Reporting of Other Comprehensive Income Reclassifications (#155)
/In this podcast episode, we discuss the new accounting standard for disclosing the effects of a reclassification of other comprehensive income. Key points made are noted below.
Rules Change for Other Comprehensive Income
This episode is about a new accounting standards update that’s called “reporting of amounts reclassified out of accumulated other comprehensive income.” The update number is 2013-02. This is a minor update, but since a lot of organizations report other comprehensive income, I thought it might be useful to bring up the change.
The rules change basically says that, if GAAP requires an entire amount to be shifted from other comprehensive income to net income, you have to report the effect of the reclassification on the line items into which the amounts have been shifted. Also, in cases where the amount reclassified does not go directly into net income, you now have to cross-reference other GAAP disclosures that describe these changes. So, for example, if a reclassification goes into the balance sheet, you’d have to cross-reference the disclosure. The reason for requiring this information is so that someone reading the financial statements of a business fully understands the effect on the statements of these reclassifications.
All of this information was already required to be disclosed, but it was scattered around in the financial statements. Now, the information is assembled into one place.
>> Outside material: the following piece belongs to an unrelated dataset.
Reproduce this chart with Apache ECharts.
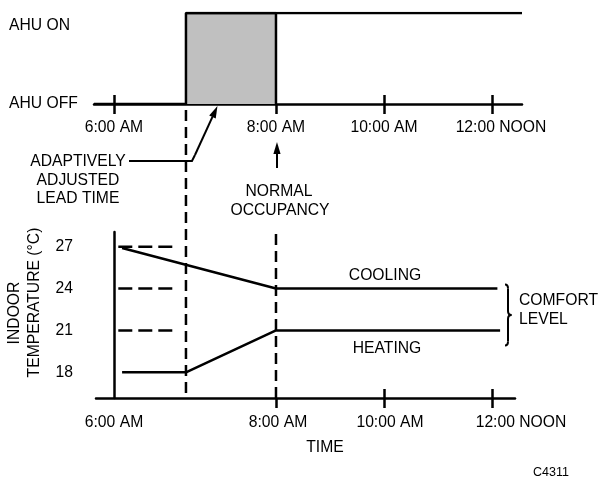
<!DOCTYPE html>
<html><head><meta charset="utf-8">
<script src="https://cdn.jsdelivr.net/npm/echarts@6/dist/echarts.min.js"></script>
<style>html,body{margin:0;padding:0;background:#fff}#c{width:599px;height:479px}</style>
</head><body><div id="c"></div>
<script>
// Schematic time positions (the original time axis is not drawn to scale)
const timeTicks = [0, 3, 5, 7];
const timeLabels = ['6:00 AM', '8:00 AM', '10:00 AM', '12:00 NOON'];
const tempTicks = [18, 21, 24, 27];
const ahuLevels = [0, 1];
const ahuLabels = ['AHU OFF', 'AHU ON'];
const leadStart = 1.333;      // adaptively adjusted start
const occupancy = 3;          // 8:00 AM normal occupancy
const ahuX = [-0.37, 1.333, 7.556];
const ahuY = [0, 1, 1];
const coolingX = [0.15, 3, 7.1];
const coolingY = [26.9, 24, 24];
const heatingX = [0.15, 1.333, 3, 7.15];
const heatingY = [18, 18, 21, 21];
const setpoints = [27, 24, 21];
const setpointX = [0.08, 1.18];

const FONT = 'Liberation Sans, Arial, Helvetica, sans-serif';
const FS = 15.7;
const LW = 2.5;
const black = '#000';
const zip = (xs, ys) => xs.map((x, i) => [x, ys[i]]);

const topX = { min: -0.37, max: 7.556 };
const botX = { min: -0.333, max: 7.426 };
const botY = { min: 16.165, max: 28.05 };

function timeFmt(shifts) {
  return v => {
    const i = timeTicks.indexOf(v);
    if (i < 0) return '';
    return '{s' + shifts[i] + '|' + timeLabels[i] + '}';
  };
}
function richShifts(shifts) {
  const r = {};
  shifts.forEach(s => { r['s' + s] = { fontFamily: FONT, fontSize: FS, color: black, padding: [0, 0, 0, s] }; });
  return r;
}
const topShifts = [0, 0, 0, 18];
const botShifts = [0, 4, 12, 58];

const chart = echarts.init(document.getElementById('c'), null, { renderer: 'canvas' });
const option = {
  animation: false,
  backgroundColor: '#fff',
  grid: [
    { left: 94, right: 77, top: 13, height: 91 },
    { left: 96, right: 84, top: 232, bottom: 81 }
  ],
  xAxis: [
    { gridIndex: 0, type: 'value', min: topX.min, max: topX.max, position: 'bottom',
      axisLine: { show: true, onZero: true, lineStyle: { color: black, width: LW } },
      axisTick: { show: true, inside: false, length: 10, customValues: timeTicks, lineStyle: { color: black, width: LW } },
      axisLabel: { show: true, margin: 16, customValues: timeTicks, formatter: timeFmt(topShifts), rich: richShifts(topShifts) },
      splitLine: { show: false } },
    { gridIndex: 0, type: 'value', min: topX.min, max: topX.max, position: 'bottom',
      axisLine: { show: false },
      axisTick: { show: true, inside: true, length: 9, customValues: [timeTicks[0], timeTicks[2], timeTicks[3]], lineStyle: { color: black, width: LW } },
      axisLabel: { show: false }, splitLine: { show: false } },
    { gridIndex: 1, type: 'value', min: botX.min, max: botX.max, position: 'bottom',
      axisLine: { show: true, lineStyle: { color: black, width: LW } },
      axisTick: { show: true, inside: false, length: 10, customValues: timeTicks.slice(1), lineStyle: { color: black, width: LW } },
      axisLabel: { show: true, margin: 17, customValues: timeTicks, formatter: timeFmt(botShifts), rich: richShifts(botShifts) },
      splitLine: { show: false } },
    { gridIndex: 1, type: 'value', min: botX.min, max: botX.max, position: 'bottom',
      axisLine: { show: false },
      axisTick: { show: true, inside: true, length: 9, customValues: timeTicks.slice(2), lineStyle: { color: black, width: LW } },
      axisLabel: { show: false }, splitLine: { show: false } }
  ],
  yAxis: [
    { gridIndex: 0, type: 'value', min: 0, max: 1,
      axisLine: { show: false, onZero: false }, axisTick: { show: false }, splitLine: { show: false },
      axisLabel: { show: true, align: 'left', margin: 85, customValues: ahuLevels,
        formatter: v => v === 1 ? '{on|' + ahuLabels[1] + '}' : '{off|' + ahuLabels[0] + '}',
        rich: { on: { fontFamily: FONT, fontSize: FS, color: black, padding: [26, 0, 0, 0] },
                off: { fontFamily: FONT, fontSize: FS, color: black } } } },
    { gridIndex: 1, type: 'value', min: botY.min, max: botY.max,
      axisLine: { show: true, onZero: true, lineStyle: { color: black, width: LW } },
      axisTick: { show: false }, splitLine: { show: false },
      axisLabel: { show: true, margin: 23, customValues: tempTicks, fontFamily: FONT, fontSize: FS, color: black } }
  ],
  series: [
    { type: 'line', xAxisIndex: 0, yAxisIndex: 0, data: [[leadStart, 1], [occupancy, 1], [occupancy, 0]],
      symbol: 'none', lineStyle: { color: black, width: LW }, areaStyle: { color: '#c0c0c0', opacity: 1 }, z: 2 },
    { type: 'line', xAxisIndex: 0, yAxisIndex: 0, data: zip(ahuX, ahuY), step: 'end',
      symbol: 'none', lineStyle: { color: black, width: LW }, z: 3 },
    { type: 'line', xAxisIndex: 2, yAxisIndex: 1, data: zip(coolingX, coolingY),
      symbol: 'none', lineStyle: { color: black, width: LW } },
    { type: 'line', xAxisIndex: 2, yAxisIndex: 1, data: zip(heatingX, heatingY),
      symbol: 'none', lineStyle: { color: black, width: LW } },
    ...setpoints.map(sp => ({ type: 'line', xAxisIndex: 2, yAxisIndex: 1,
      data: setpointX.map(x => [x, sp]), symbol: 'none',
      lineStyle: { color: black, width: LW, type: [14, 6] } })),
    { type: 'line', xAxisIndex: 2, yAxisIndex: 1, data: [[occupancy, botY.min], [occupancy, botY.max + 0.15]],
      clip: false, symbol: 'none', lineStyle: { color: black, width: LW, type: [11, 6] } }
  ]
};
chart.setOption(option);

const Ptop = p => chart.convertToPixel({ xAxisIndex: 0, yAxisIndex: 0 }, p);
const Pbot = p => chart.convertToPixel({ xAxisIndex: 2, yAxisIndex: 1 }, p);

function arrow(x1, y1, x2, y2) {
  const a = Math.atan2(y2 - y1, x2 - x1), L = 12, W = 3.6;
  const bx = x2 - L * Math.cos(a), by = y2 - L * Math.sin(a);
  const nx = -Math.sin(a) * W, ny = Math.cos(a) * W;
  return [
    { type: 'line', shape: { x1, y1, x2: bx, y2: by }, style: { stroke: black, lineWidth: 2 } },
    { type: 'polygon', shape: { points: [[x2, y2], [bx + nx, by + ny], [bx - nx, by - ny]] }, style: { fill: black } }
  ];
}
function txt(text, x, y, opts) {
  return Object.assign({ type: 'text', x, y,
    style: Object.assign({ text, fontFamily: FONT, fontSize: FS, fill: black, align: 'center', verticalAlign: 'middle' }, (opts && opts.style) || {}) },
    opts && opts.rotation !== undefined ? { rotation: opts.rotation } : {});
}
function curve(x1, y1, cx, cy, x2, y2) {
  return { type: 'bezierCurve', shape: { x1, y1, x2, y2, cpx1: cx, cpy1: cy }, style: { stroke: black, lineWidth: 2, fill: null } };
}
function seg(x1, y1, x2, y2, w) {
  return { type: 'line', shape: { x1, y1, x2, y2 }, style: { stroke: black, lineWidth: w || 2 } };
}

const leadTop = Ptop([leadStart, 0]);
const leadBot = Pbot([leadStart, botY.min]);
const occTop = Ptop([occupancy, 0]);
const tip = Ptop([leadStart + 0.35 * (occupancy - leadStart), 0]);
const bendY = 161;
const g = [];
g.push({ type: 'line', shape: { x1: leadTop[0], y1: leadTop[1] + 6, x2: leadBot[0], y2: leadBot[1] },
  style: { stroke: black, lineWidth: LW, lineDash: [11, 6] } });
g.push({ type: 'polyline', shape: { points: [[129, bendY], [leadTop[0] + 6, bendY], [leadTop[0] + 9, bendY - 6]] },
  style: { stroke: black, lineWidth: 2, fill: null } });
g.push(...arrow(leadTop[0] + 9, bendY - 6, tip[0], tip[1] + 2));
g.push(...arrow(occTop[0] + 1, 168, occTop[0] + 1, 142));
g.push(txt('ADAPTIVELY', 78, 162));
g.push(txt('ADJUSTED', 78, 180.5));
g.push(txt('LEAD TIME', 78, 199));
g.push(txt('NORMAL', 279, 191.5));
g.push(txt('OCCUPANCY', 280, 210.5));
g.push(txt('COOLING', 385, 276));
g.push(txt('HEATING', 387, 349));
g.push(txt('COMFORT', 519, 301, { style: { align: 'left' } }));
g.push(txt('LEVEL', 519, 319.5, { style: { align: 'left' } }));
g.push(txt('TIME', 325, 447.5));
g.push(txt('C4311', 551, 472.5, { style: { fontSize: 12.5 } }));
g.push(txt('INDOOR', 14.5, 313, { rotation: Math.PI / 2 }));
g.push(txt('TEMPERATURE (°C)', 34.5, 302.5, { rotation: Math.PI / 2 }));
// comfort-level brace
const by1 = Pbot([0, 24])[1] - 4, by2 = Pbot([0, 21])[1] + 15, bm = (by1 + by2) / 2;
g.push(curve(505, by1, 508, by1, 508, by1 + 4));
g.push(seg(508, by1 + 4, 508, bm - 4));
g.push(curve(508, bm - 4, 508, bm, 511.5, bm));
g.push(curve(511.5, bm, 508, bm, 508, bm + 4));
g.push(seg(508, bm + 4, 508, by2 - 4));
g.push(curve(508, by2 - 4, 508, by2, 505, by2));
chart.setOption({ graphic: g });
</script></body></html>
Also, the disclosures are required for all financial statements issued by a publicly held company, and for the annual financial statements of privately held companies.
That was the overview. Here are a few more detailed points.
You have to present the information separately for each component of other comprehensive income. Also, you can present the information on either a before-tax or an after-tax basis. And also, you can present the information either on the income statement, or as a separate disclosure in the notes to the financial statements.
If you choose to present the information on the income statement, it’s presented in parentheses next to each line item that’s affected. This also has to include the aggregate tax effect of the reclassifications on the income tax line item.
An example of this type of presentation would be a parenthetical disclosure next to an expense line item that says, “Includes $10,000 of accumulated other comprehensive income reclassifications for net losses on cash flow hedges.” That’s a pretty bulky form of presentation that can clutter up the income statement, so I’d suggest not using it, unless you’re only including this type of information for just one or two line items.
If you choose to present the information in the notes to the financial statements, then present it for each component of other comprehensive income, along with subtotals for each component. In terms of readability, I think you’d do better by disclosing this information in the notes.
So for example, the header for the footnote disclosure might be called “Reclassifications out of Accumulated Other Comprehensive Income.” The first column in the table might have a subheading for gains and losses on cash flow hedges, with individual line items for things like interest rate contracts and credit derivatives. And then you could have additional subheadings for things like unrealized gains and losses on available-for-sale securities, or maybe a separate classification for insignificant items.
Then the second column contains the numbers for each of these line items, and a third column lists which line items in the income statement are affected.
And that covers the new accounting standards update. Overall, I don’t think they should assemble this information in the income statement, since it really will clutter up the presentation. Aggregating everything into a footnote disclosure could put some useful information in one place, and the tabular format is a good way to present it - but this is not what I’d call critical information for the users of financial statements.